I'm thinking about developing a system to perform highly parallel queries on nested (but tree-like) data. The potential users are data analysts (physicists, specifically), not programmers. For the user interface, I want to use a well-known query language to avoid proliferating new languages.
Most of the data would be structured like this (imagine the following schema for billions of event
structures):
event: struct
|
+--- timestamp: bigint
+--- missing energy: float
+--- tracks: array of struct
| |
| +--- momentum: float
| +--- theta angle: float
| +--- hits: array of struct
| |
| +--- detector id: int
| +--- charge: float
| +--- time: float
| +--- ...
+--- showers: array of struct
|
+--- ...
The database would be read-only, and most of the queries would be things like:
et cetera. What these queries have in common is that they all resolve to one scalar per event, though they delve into the arrays of structs to do it. They perform "reduce" like operations (generally fold
in Scala, aggregate
in Spark, DAF in SQL) across filtered, transformed subsets of those arrays. I could write them in Scala like this:
// missing check for when zero tracks passed filter!

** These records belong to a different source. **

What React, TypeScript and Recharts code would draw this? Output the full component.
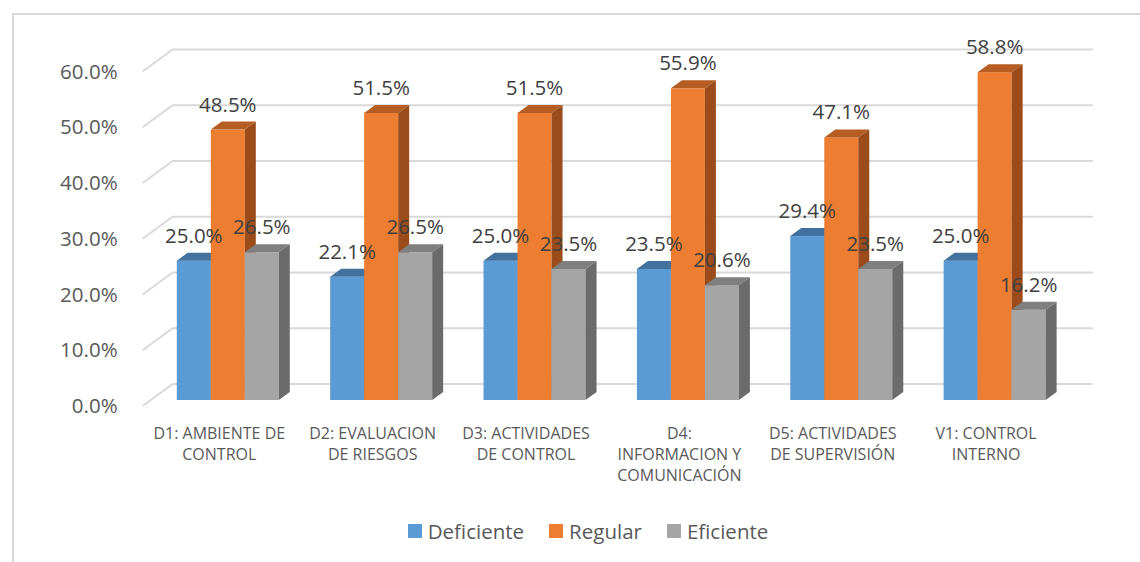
import { BarChart, Bar, XAxis, YAxis, CartesianGrid, LabelList, Legend } from "recharts";

const categoryLines = [
  ["D1: AMBIENTE DE", "CONTROL"],
  ["D2: EVALUACION", "DE RIESGOS"],
  ["D3: ACTIVIDADES", "DE CONTROL"],
  ["D4:", "INFORMACION Y", "COMUNICACIÓN"],
  ["D5: ACTIVIDADES", "DE SUPERVISIÓN"],
  ["V1: CONTROL", "INTERNO"],
];
const categories = categoryLines.map((l) => l.join(" "));

const deficiente = [25.0, 22.1, 25.0, 23.5, 29.4, 25.0];
const regular = [48.5, 51.5, 51.5, 55.9, 47.1, 58.8];
const eficiente = [26.5, 26.5, 23.5, 20.6, 23.5, 16.2];

const yTicks = [0, 10, 20, 30, 40, 50, 60];

const series = [
  { key: "deficiente", label: "Deficiente", front: "#5B9BD5", top: "#41719C", side: "#3A6790" },
  { key: "regular", label: "Regular", front: "#ED7D31", top: "#B55D22", side: "#9B4C1A" },
  { key: "eficiente", label: "Eficiente", front: "#A5A5A5", top: "#7F7F7F", side: "#6B6B6B" },
];

const data = categories.map((name, i) => ({
  name,
  deficiente: deficiente[i],
  regular: regular[i],
  eficiente: eficiente[i],
}));

const FONT = "'Open Sans', 'Noto Sans', sans-serif";
// bar depth (oblique projection)
const DX = 11;
const DY = 8;
// front plane of floor relative to bar front
const FX = -8.2;
const FY = 6;
// back wall relative to bar front
const BX = 21.8;
const BY = -16;

function makeShape(front: string, top: string, side: string) {
  return (props: any) => {
    const { x, y, width, height } = props;
    if (width == null || height == null) return <g />;
    return (
      <g>
        <rect x={x} y={y} width={width} height={height} fill={front} />
        <polygon
          points={`${x},${y} ${x + DX},${y - DY} ${x + width + DX},${y - DY} ${x + width},${y}`}
          fill={top}
        />
        <polygon
          points={`${x + width},${y} ${x + width + DX},${y - DY} ${x + width + DX},${y + height - DY} ${x + width},${y + height}`}
          fill={side}
        />
      </g>
    );
  };
}

function GridLine(props: any) {
  const { x1, x2, y1 } = props;
  return (
    <path
      key={props.key ?? `g-${y1}`}
      d={`M${x1 + FX},${y1 + FY} L${x1 + BX},${y1 + BY} L${x2 + BX},${y1 + BY}`}
      fill="none"
      stroke="#D9D9D9"
      strokeWidth={2}
    />
  );
}

function YTick(props: any) {
  const { x, y, payload } = props;
  return (
    <text x={x + FX} y={y + FY} dy="0.35em" textAnchor="end" fill="#595959" fontSize={20.5} fontFamily={FONT}>
      {`${Number(payload.value).toFixed(1)}%`}
    </text>
  );
}

function XTick(props: any) {
  const { x, y, payload } = props;
  const idx = categories.indexOf(payload.value);
  const lines = idx >= 0 ? categoryLines[idx] : [String(payload.value)];
  return (
    <text x={x + FX} y={y + 38.5} textAnchor="middle" fill="#595959" fontSize={16} fontFamily={FONT}>
      {lines.map((l, i) => (
        <tspan key={i} x={x + FX} dy={i === 0 ? 0 : 21.3}>
          {l}
        </tspan>
      ))}
    </text>
  );
}

function ValueLabel(props: any) {
  const { x, y, width, value } = props;
  if (value == null) return null;
  return (
    <text x={x + width / 2} y={y - 18} textAnchor="middle" fill="#404040" fontSize={20.5} fontFamily={FONT}>
      {`${Number(value).toFixed(1)}%`}
    </text>
  );
}

function LegendContent() {
  return (
    <div style={{ display: "flex", justifyContent: "center", alignItems: "center", fontFamily: FONT }}>
      {series.map((s, i) => (
        <div key={s.key} style={{ display: "flex", alignItems: "center", marginLeft: i === 0 ? 0 : 25 }}>
          <span style={{ width: 14, height: 14, background: s.front, display: "inline-block", marginRight: 6 }} />
          <span style={{ fontSize: 20.5, color: "#595959", lineHeight: "28px" }}>{s.label}</span>
        </div>
      ))}
    </div>
  );
}

export default function App() {
  return (
    <div style={{ position: "absolute", left: 0, top: 0, width: 1140, height: 562, background: "#fff", overflow: "hidden" }}>
      <div
        style={{
          position: "absolute",
          left: 12,
          top: 13,
          width: 1200,
          height: 600,
          borderLeft: "2px solid #D9D9D9",
          borderTop: "2px solid #D9D9D9",
          boxSizing: "border-box",
        }}
      />
      <div style={{ position: "absolute", left: 0, top: 0 }}>
        <BarChart
          width={1140}
          height={562}
          data={data}
          margin={{ top: 65.5, right: 69, bottom: 102, left: 50.8 }}
          barSize={34}
          barGap={0}
        >
          <CartesianGrid vertical={false} horizontal={(p: any) => <GridLine {...p} />} />
          <XAxis
            dataKey="name"
            height={60}
            axisLine={false}
            tickLine={false}
            tickSize={0}
            tickMargin={0}
            interval={0}
            tick={<XTick />}
          />
          <XAxis xAxisId="lbl" dataKey="name" hide />
          <YAxis
            width={100}
            domain={[0, 60]}
            ticks={yTicks}
            axisLine={false}
            tickLine={false}
            tickSize={0}
            tickMargin={25}
            tick={<YTick />}
          />
          {series.map((s) => (
            <Bar key={s.key} dataKey={s.key} fill={s.front} shape={makeShape(s.front, s.top, s.side)} isAnimationActive={false} />
          ))}
          {series.map((s) => (
            <Bar
              key={`${s.key}-lbl`}
              xAxisId="lbl"
              dataKey={s.key}
              fill="none"
              shape={() => <g />}
              legendType="none"
              isAnimationActive={false}
            >
              <LabelList dataKey={s.key} content={<ValueLabel />} />
            </Bar>
          ))}
          <Legend
            verticalAlign="middle"
            align="center"
            content={<LegendContent />}
            wrapperStyle={{ top: 517, left: 0, width: 1176 }}
          />
        </BarChart>
      </div>
    </div>
  );
}
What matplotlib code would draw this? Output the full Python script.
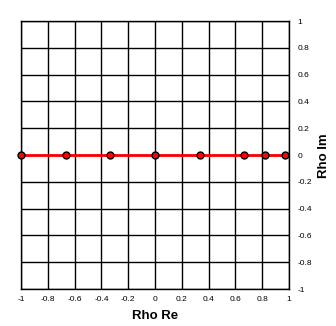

{event => event.tracks // get list of tracks
.filter(abs(_.theta) < 2.4) // in theta range
.maxBy(_.hits.size) // take the one with the most hits
.momentum // return its momentum
}
{event => mean(
event.tracks // get list of tracks
.filter(_.momentum > 10) // in momentum range
.flatMap(_.hits) // explode to hits
.filter(_.time < 10) // in time range
.map(_.charge) // return their charges
)} // ... to the mean function
// again missing check for less than two tracks!
{event => val List(one, two) = // unpack and assign "one" and "two"
event.tracks // get list of tracks
.sortBy(_.momentum) // sort by momentum
.take(2) // take the first two
// now compute the weighted mean of structs "one" and "two"
(one.theta*one.momentum + two.theta*two.momentum) /
(one.momentum + two.momentum)
}
Why not just use Scala? My program is implemented in C and will run on GPUs. Whatever Scala I bring to it would be a reimplemented subset--- in other words, an invented language. (The same could be said for Haskell, Javascript, or other language that makes heavy use of functions as arguments.)
Also, these queries ought to be declarative. If I implement too much of a general purpose programming language, details like the order of function calls might become relevant.
Why not just use SQL? Is it possible to write queries like the above easily, such that they're readable by anyone other than the author? Queries like the above are the norm, not complex extremes.
SQL supports nested arrays of structs, but all the examples I can find of using that substructure are horrendously complicated. One has to explode the table of events into a table of tracks (or double-explode to get hits), and some complex accounting would be needed to unexplode and get back to one scalar per event.
I suppose I could use SQL with new functions like MAXIMAL(collection, function)
that return a struct from an array, similar to track[12]
but using the user-provided function as an objective function for maximizing, minimizing, finding the top/bottom N, etc. I don't think SQL supports passing functions as arguments. If I write an SQL that does, it would be non-standard.
Is there a widely used dialect of SQL that supports passing functions as arguments?
Or is there another declarative language I should consider?
I posted this in a comment earlier, but moving it here.
I'm with others on the use of a graph database. I'm not familiar with Neo4j queries, but I expect them to be capable. Similarly, SPARQL would work well for this kind of thing.
For the first query, a SPARQL query might look like:
PREFIX : <http://yournamespace.com/accelerator/> .
SELECT ?momentum (MAX(?hitcount) as ?maxhits)
WHERE {
SELECT ?momentum (COUNT(?hits) AS ?hitcount)
WHERE ?track :momentum ?momentum .
?track :theta ?theta .
FILTER (?theta > -2.4 AND ?theta < 2.4) .
?track :hits ?hits
GROUP BY ?track
}
GROUP BY ?momentum;
Identifiers have the : prefix on them because they need to be encoded as URIs. But that's an internal detail for moving to RDF (the data format for SPARQL databases).
The above query is doing sub-queries because you're looking to aggregate (on the count), and then aggregate again (with the max of the count). But you can see that it's all handled in an SQL-like way, and does not require post-processing.